Can people think themselves into dysfunction?

Can they think themselves out of it?

Ok, well taking everything I know seriously, am I suggesting that my son has a physical brain problem ( as he originally believed)...he puts the origin of this as drugs. So, irreversible brain changes due to drugs (including medication). He is probably right.

And an entrenched OCD process is kept alive by self administered adrenaline (shock, revelation) and opiates (naturally produced endorphins in response to psychological pain).

The vision of what happened to his aunt is beyond awful though. A part of me thinks it is time to ask questions - contact ex husband. To be honest I want the fake release if yelling at him because I'm scared.

Rage to release fear.

I get it.

But what happened to the aunt was also psychiatric care, followed by neglect...her parents were scared of her rage. Husband couldn't cope with his son's rage, whatever!

I have to do better. I need a plan.

I think one of the most interesting aspect of living with someone with this process is the sense of overwhelm and powerlessness as a consequence. I'm on tenterhooks waiting for the screaming, the smashing and worse. The sufferers live in dread and rage, 'it' their process, wants everyone to take pain, powerlessness and rage it from them, so that they will be free...this is why retelling the painful stories over and over isn't going to help. 

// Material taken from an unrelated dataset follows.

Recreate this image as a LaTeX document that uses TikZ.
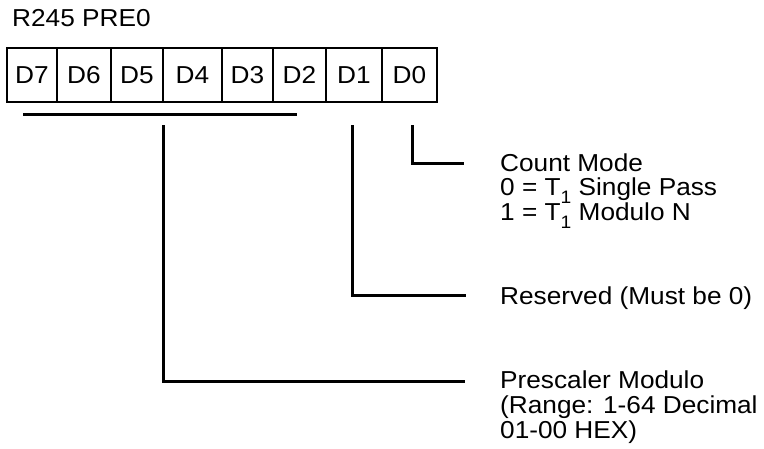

So many people live in this atmosphere...And this is why conflict resolution gets done in one day. Open the subject, negotiation towards concrete actions. End. Deciding to do something, changing the situation is so important! Feeling immobilised is traumatic - this is why I write. Document, record, with the aim of making sense out of it! 

The other OCD processes are, 1. ASC (autism spectrum, OCD as a stim) and 2.OCD as adjunctive behaviour following a random uncontrollable event such as bereavement. OCD in this case is a set of compelling rituals (or explanations) to stay safe. The OCD 'tells' people that more uncontrollable terrible things with happen if they don't put their socks in in the right way, or line up their books etc.  The stim version is simply that! 

The OCD post shattering event can be healed if the person gets support.

But if it's hidden, sustained, entrenched...

My son struggled on for almost a year until OCD became self attack. Then the home visit team with the threat of sectioning, externalised and embodied threat. His dad hit him. It goes on and on. 

Ok, no point thinking about the neurology aspect. The aunt part of this isn't useful for me right now. I only have control over my attitude, and my self care. 

Right! 

Get myself grounded, revise David Allen (yes, GTD ). Centre myself. Take a position between despairing, battle hardened mom and experienced solution focused psychotherapist.

Then whatever, just Keep It Simple, refuse to absorb the despair and aggression - stay with the process.

Thanks for reading, hopefully I will evolve some answers this second time heading out around the moon, entering the dark side. As the moon zips past me I'm looking out for two craters in particular! Jack parsons and Birmingham. Yes indeed, Birmingham really is a crater on the moon.


Explains why the sun was locked inside an old bank...?

Hooray for weirdness, more David Lynch!